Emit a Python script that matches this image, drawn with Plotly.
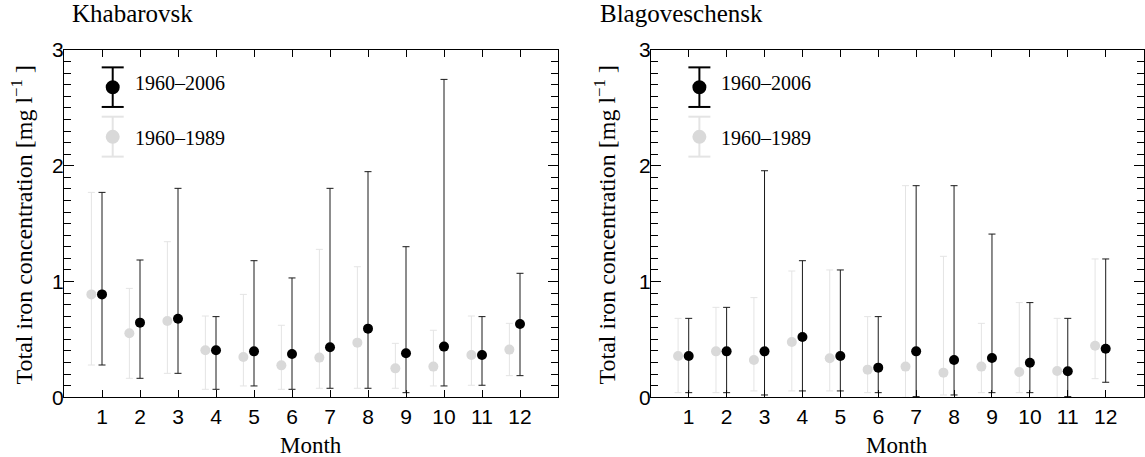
import plotly.graph_objects as go

months = list(range(1, 13))
tick_labels = [str(m) for m in months]

# Khabarovsk
kh_all_mean = [0.889, 0.645, 0.679, 0.406, 0.397, 0.374, 0.432, 0.593, 0.380, 0.438, 0.366, 0.633]
kh_all_max = [1.770, 1.186, 1.805, 0.697, 1.180, 1.031, 1.805, 1.949, 1.301, 2.746, 0.697, 1.071]
kh_all_min = [0.279, 0.164, 0.207, 0.069, 0.098, 0.069, 0.078, 0.078, 0.040, 0.098, 0.104, 0.187]
kh_old_mean = [0.889, 0.553, 0.659, 0.406, 0.348, 0.276, 0.343, 0.472, 0.250, 0.265, 0.366, 0.412]
kh_old_max = [1.770, 0.941, 1.344, 0.702, 0.889, 0.622, 1.278, 1.128, 0.466, 0.579, 0.702, 0.639]
kh_old_min = [0.279, 0.164, 0.207, 0.069, 0.098, 0.069, 0.078, 0.078, 0.078, 0.098, 0.104, 0.187]

# Blagoveschensk
bl_all_mean = [0.357, 0.397, 0.397, 0.521, 0.357, 0.256, 0.397, 0.322, 0.340, 0.299, 0.225, 0.420]
bl_all_max = [0.682, 0.777, 1.957, 1.180, 1.100, 0.697, 1.828, 1.828, 1.410, 0.818, 0.682, 1.195]
bl_all_min = [0.040, 0.040, 0.020, 0.055, 0.055, 0.040, 0.006, 0.020, 0.040, 0.040, 0.006, 0.130]
bl_old_mean = [0.357, 0.397, 0.322, 0.478, 0.337, 0.239, 0.265, 0.213, 0.265, 0.219, 0.227, 0.446]
bl_old_max = [0.682, 0.777, 0.861, 1.091, 1.100, 0.697, 1.828, 1.218, 0.639, 0.818, 0.682, 1.195]
bl_old_min = [0.040, 0.040, 0.055, 0.055, 0.055, 0.040, 0.000, 0.020, 0.040, 0.040, 0.000, 0.161]

titles = ["Khabarovsk", "Blagoveschensk"]
series_names = ["1960–2006", "1960–1989"]

SERIF = "Liberation Serif"
SANS = "Liberation Sans"
GRAY_PT = "#d9d9d9"
GRAY_BAR = "#e4e4e4"
BLACK_BAR = "#1a1a1a"
OFFSET = 0.28

fig = go.Figure()

panels = [
    (kh_all_mean, kh_all_max, kh_all_min, kh_old_mean, kh_old_max, kh_old_min),
    (bl_all_mean, bl_all_max, bl_all_min, bl_old_mean, bl_old_max, bl_old_min),
]

for i, (am, amax, amin, om, omax, omin) in enumerate(panels):
    xa = "x" if i == 0 else "x2"
    ya = "y" if i == 0 else "y2"
    fig.add_trace(go.Scatter(
        x=[m - OFFSET for m in months], y=om, mode="markers", xaxis=xa, yaxis=ya,
        marker=dict(color=GRAY_PT, size=10),
        error_y=dict(type="data", symmetric=False,
                     array=[a - b for a, b in zip(omax, om)],
                     arrayminus=[b - a for a, b in zip(omin, om)],
                     color=GRAY_BAR, thickness=1, width=3.5),
        showlegend=False, name=series_names[1]))
    fig.add_trace(go.Scatter(
        x=months, y=am, mode="markers", xaxis=xa, yaxis=ya,
        marker=dict(color="black", size=10),
        error_y=dict(type="data", symmetric=False,
                     array=[a - b for a, b in zip(amax, am)],
                     arrayminus=[b - a for a, b in zip(amin, am)],
                     color=BLACK_BAR, thickness=1, width=3.5),
        showlegend=False, name=series_names[0]))

xdoms = [[64 / 1145, 558 / 1145], [650.8 / 1145, 1143.6 / 1145]]
ydom = [(457 - 397.3) / 457, (457 - 50) / 457]

def xaxis_cfg(dom, anchor):
    return dict(domain=dom, anchor=anchor, range=[0, 13], tickvals=months, ticktext=tick_labels,
                ticks="inside", ticklen=7, tickcolor="black", tickwidth=1,
                showline=True, linecolor="black", linewidth=1, mirror="allticks",
                showgrid=False, zeroline=False,
                tickfont=dict(family=SANS, size=21, color="black"), automargin=False)

def yaxis_cfg(anchor):
    return dict(domain=ydom, anchor=anchor, range=[0, 3], tickvals=[0, 1, 2, 3],
                ticks="inside", ticklen=10, tickcolor="black", tickwidth=1,
                minor=dict(dtick=0.1, tick0=0, ticks="inside", ticklen=7, tickcolor="black", tickwidth=1, showgrid=False),
                showline=True, linecolor="black", linewidth=1, mirror="allticks",
                showgrid=False, zeroline=False, ticklabelstandoff=-5,
                tickfont=dict(family=SANS, size=21, color="black"), automargin=False)

shapes = []
annotations = []
for i in range(2):
    xr = "x domain" if i == 0 else "x2 domain"
    yr = "y domain" if i == 0 else "y2 domain"
    lx = 0.0986
    for (yc, yt, yb, col, fill, lab, ty) in [
        (0.8926, 0.950, 0.836, "black", "black", series_names[0], 0.906),
        (0.750, 0.808, 0.693, GRAY_BAR, GRAY_PT, series_names[1], 0.746),
    ]:
        shapes.append(dict(type="line", xref=xr, yref=yr, x0=lx, x1=lx, y0=yb, y1=yt,
                           line=dict(color=col, width=2)))
        for yy in (yt, yb):
            shapes.append(dict(type="line", xref=xr, yref=yr, xsizemode="pixel", xanchor=lx,
                               x0=-11, x1=11, y0=yy, y1=yy, line=dict(color=col, width=2)))
        shapes.append(dict(type="circle", xref=xr, yref=yr, xsizemode="pixel", ysizemode="pixel",
                           xanchor=lx, yanchor=yc, x0=-7, x1=7, y0=-7, y1=7,
                           fillcolor=fill, line=dict(width=0)))
        annotations.append(dict(text=lab, xref=xr, yref=yr, x=0.139, y=ty, xanchor="left",
                                yanchor="middle", showarrow=False,
                                font=dict(family=SERIF, size=20, color="black")))

# panel titles
annotations.append(dict(text=titles[0], xref="paper", yref="paper", x=70 / 1145, y=(457 - 13) / 457,
                        xanchor="left", yanchor="middle", showarrow=False,
                        font=dict(family=SERIF, size=25, color="black")))
annotations.append(dict(text=titles[1], xref="paper", yref="paper", x=598 / 1145, y=(457 - 13) / 457,
                        xanchor="left", yanchor="middle", showarrow=False,
                        font=dict(family=SERIF, size=25, color="black")))
# axis titles
for xc in [311 / 1145, 897 / 1145]:
    annotations.append(dict(text="Month", xref="paper", yref="paper", x=xc, y=(457 - 445) / 457,
                            xanchor="center", yanchor="middle", showarrow=False, borderpad=0,
                            font=dict(family=SERIF, size=23, color="black")))
for xc in [21 / 1145, 604 / 1145]:
    annotations.append(dict(text="Total iron concentration [mg l<sup>−1</sup> ]", xref="paper", yref="paper",
                            x=xc, y=(457 - 225.5) / 457, textangle=-90,
                            xanchor="center", yanchor="middle", showarrow=False,
                            font=dict(family=SERIF, size=24, color="black")))

fig.update_layout(
    width=1145, height=457,
    margin=dict(l=0, r=0, t=0, b=0),
    paper_bgcolor="white", plot_bgcolor="white",
    xaxis=xaxis_cfg(xdoms[0], "y"), yaxis=yaxis_cfg("x"),
    xaxis2=xaxis_cfg(xdoms[1], "y2"), yaxis2=yaxis_cfg("x2"),
    shapes=shapes, annotations=annotations, showlegend=False,
)

fig.write_html("out.html")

========================

■ **Requirements**: From the first line above down to the line with "0.078, 0.098, 0.104, 0.187]", reproduce every line and no others, omitting pictures.

■ **Written reply**:
Emit a Python script that matches this image, drawn with Plotly.
import plotly.graph_objects as go

months = list(range(1, 13))
tick_labels = [str(m) for m in months]

# Khabarovsk
kh_all_mean = [0.889, 0.645, 0.679, 0.406, 0.397, 0.374, 0.432, 0.593, 0.380, 0.438, 0.366, 0.633]
kh_all_max = [1.770, 1.186, 1.805, 0.697, 1.180, 1.031, 1.805, 1.949, 1.301, 2.746, 0.697, 1.071]
kh_all_min = [0.279, 0.164, 0.207, 0.069, 0.098, 0.069, 0.078, 0.078, 0.040, 0.098, 0.104, 0.187]
kh_old_mean = [0.889, 0.553, 0.659, 0.406, 0.348, 0.276, 0.343, 0.472, 0.250, 0.265, 0.366, 0.412]
kh_old_max = [1.770, 0.941, 1.344, 0.702, 0.889, 0.622, 1.278, 1.128, 0.466, 0.579, 0.702, 0.639]
kh_old_min = [0.279, 0.164, 0.207, 0.069, 0.098, 0.069, 0.078, 0.078, 0.078, 0.098, 0.104, 0.187]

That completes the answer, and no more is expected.